O Angelina

A Girl and Her Dog: Living, Loving, & Enjoying the Little Things

Mindfulness & Anxiety

Living Well, ThankfulAngelina Oberdan2 Comments

As an attempt to overcome my anxiety, I've been working on mindfulness. 

Psychology Today says that mindfulness is "is a state of active, open attention on the present. When you're mindful, you observe your thoughts and feelings from a distance, without judging them good or bad. Instead of letting your life pass you by, mindfulness means living in the moment and awakening to experience." 

So being mindful isn't about not being anxious, it's about observing the anxiety, accepting it, and focusing on being present. 

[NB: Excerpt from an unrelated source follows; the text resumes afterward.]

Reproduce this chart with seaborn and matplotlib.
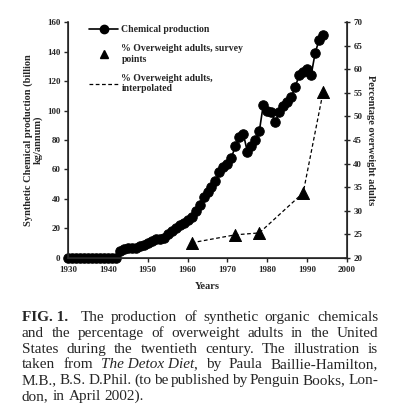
import matplotlib
matplotlib.use("Agg")
import matplotlib.pyplot as plt
from matplotlib.lines import Line2D
import pandas as pd
import seaborn as sns

# chemical production, billion kg/annum
chem_years = list(range(1930, 1995))
chem_values = [0] * 13 + [
    5, 6, 6.5, 6.5, 7, 8, 8.5, 10, 11.5, 12.5,
    13, 13.5, 16, 18, 20, 22, 24, 26, 28, 32,
    36, 41, 45, 48, 52, 58, 62, 64, 68, 76,
    82, 84, 72, 76, 80, 86, 104, 100, 99, 92,
    99, 103, 106, 109, 116, 124, 126, 128, 124, 139,
    148, 151,
]

# % overweight adults, survey points
ow_years = [1961, 1972, 1978, 1989, 1994]
ow_values = [23.2, 24.9, 25.3, 33.8, 55.2]

x_ticks = list(range(1930, 2001, 10))
left_ticks = list(range(0, 161, 20))
right_ticks = list(range(20, 71, 5))

chem = pd.DataFrame({"year": chem_years, "value": chem_values})
ow = pd.DataFrame({"year": ow_years, "value": ow_values})

sns.set_style("ticks")
plt.rcParams["font.family"] = ["Liberation Serif", "DejaVu Serif"]

fig = plt.figure(figsize=(3.93, 4.18), dpi=100)
ax = fig.add_axes([0.173, 0.383, 0.71, 0.564])

sns.lineplot(data=chem, x="year", y="value", ax=ax, color="black", lw=1.2,
             marker="o", markersize=6.8, markeredgecolor="black", clip_on=False)
ax.set_xlim(1930, 2000)
ax.set_ylim(0, 160)
ax.set_xticks(x_ticks)
ax.set_yticks(left_ticks)
ax.tick_params(axis="both", labelsize=6.5, direction="out", length=3, width=1, pad=2.5)
for lab in ax.get_xticklabels() + ax.get_yticklabels():
    lab.set_fontweight("bold")
ax.set_xlabel("Years", fontsize=7.5, fontweight="bold", labelpad=6)
ax.set_ylabel("Synthetic Chemical production (billion\nkg/annum)", fontsize=7.5,
              fontweight="bold", labelpad=3, linespacing=1.05)
ax.spines["top"].set_visible(False)
for s in ["left", "bottom"]:
    ax.spines[s].set_linewidth(1.2)

ax2 = ax.twinx()
sns.lineplot(data=ow, x="year", y="value", ax=ax2, color="black", lw=0.9,
             linestyle=(0, (3, 2)))
sns.scatterplot(data=ow, x="year", y="value", ax=ax2, color="black",
                marker="^", s=75, edgecolor="black", zorder=5)
ax2.set_ylim(20, 70)
ax2.set_yticks(right_ticks)
ax2.tick_params(axis="y", labelsize=6.5, direction="inout", length=5, width=1, pad=2)
for lab in ax2.get_yticklabels():
    lab.set_fontweight("bold")
ax2.set_ylabel("Percentage overweight adults", fontsize=7.5, fontweight="bold",
               rotation=270, labelpad=9)
ax2.set_xlabel("")
ax2.spines["top"].set_visible(False)
ax2.spines["right"].set_linewidth(1.2)

handles = [
    Line2D([], [], color="black", lw=1.2, marker="o", markersize=6),
    Line2D([], [], color="black", lw=0, marker="^", markersize=6),
    Line2D([], [], color="black", lw=0.9, linestyle=(0, (3, 2))),
]
labels = [
    "Chemical production",
    "% Overweight adults, survey\npoints",
    "% Overweight adults,\ninterpolated",
]
leg = ax.legend(handles, labels, loc="upper left", bbox_to_anchor=(0.045, 1.025),
                frameon=False, prop={"size": 7, "weight": "bold"},
                handlelength=3.0, handletextpad=0.3, labelspacing=1.05)

# caption, justified line by line
caption = [
    [("FIG. 1.", "bold", "normal"), ("", "normal", "normal"), ("The", "normal", "normal"),
     ("production", "normal", "normal"), ("of", "normal", "normal"),
     ("synthetic", "normal", "normal"), ("organic", "normal", "normal"),
     ("chemicals", "normal", "normal")],
    [(w, "normal", "normal") for w in "and the percentage of overweight adults in the United".split()],
    [(w, "normal", "normal") for w in "States during the twentieth century. The illustration is".split()],
    [("taken", "normal", "normal"), ("from", "normal", "normal"),
     ("The Detox Diet", "normal", "italic"), (",", "normal", "normal"),
     ("by", "normal", "normal"), ("Paula", "normal", "normal"),
     ("Baillie-Hamilton,", "normal", "normal")],
    [(w, "normal", "normal") for w in "M.B., B.S. D.Phil. (to be published by Penguin Books, Lon-".split()],
    [(w, "normal", "normal") for w in "don, in April 2002).".split()],
]

renderer = fig.canvas.get_renderer()
W = fig.bbox.width
H = fig.bbox.height
x_left, x_right = 22, 378
fs = 11


def width_of(s, weight, style):
    t = fig.text(0, 0, s, fontsize=fs, fontweight=weight, fontstyle=style)
    w = t.get_window_extent(renderer).width
    t.remove()
    return w


space = width_of("a a", "normal", "normal") - width_of("aa", "normal", "normal")

for i, words in enumerate(caption):
    y = 1 - (321 + i * 15.8) / H
    widths = [width_of(wd, wt, st) if wd else 0 for wd, wt, st in words]
    gaps = sum(1 for j in range(1, len(words)) if words[j][0] != ",")
    last = i == len(caption) - 1
    gap = space if last else (x_right - x_left - sum(widths)) / gaps
    x = x_left
    for j, (wd, wt, st) in enumerate(words):
        if j > 0 and wd != ",":
            x += gap
        if wd:
            fig.text(x / W, y, wd, fontsize=fs, fontweight=wt, fontstyle=st,
                     va="baseline")
        x += widths[j]

fig.savefig("out.png", dpi=100)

For example, I get frustrated with myself for being anxious. I feel anxious, I know I shouldn't, I get anxious about being anxious. That is the opposite of mindfulness. What being mindful is the ability to take that anxiety and move it to the side in order to be present in the moment. I think of it like this: when I'm anxious, I try to move my anxiety to my side mirror. I can see it, like the car in the lane next to me, but I need to focus on going forward. Okay, that's not a perfect example. 

Here's an example from Yoga Journal: 

"You’re standing in Warrior one, as you hold the pose you start to notice your front thigh burning, your shoulders holding tension, and your breath becoming labored. Still holding, having the same thoughts and feelings—anger, boredom, impatience, tension. But instead of reacting, you simply observe your thoughts. You remember that this pose, like everything else in life, will eventually end. You remind yourself not to get caught up in your own story line. And, in the midst of feeling irritated while your thighs burn, you appreciate the sweetness of the moment. You may even feel a wash of gratitude that you have the time and privilege to do a hatha yoga practice. Then you bring your awareness back to your breath and witness the ongoing sensations and thoughts until the teacher guides you out of the pose."

That is mindfulness. (That's also why I like yoga, and mountain biking, which I wrote about before.

So practicing mindfulness doesn't mean that all the other things you're thinking about are going to disappear; it means that you can accept them and be in the moment.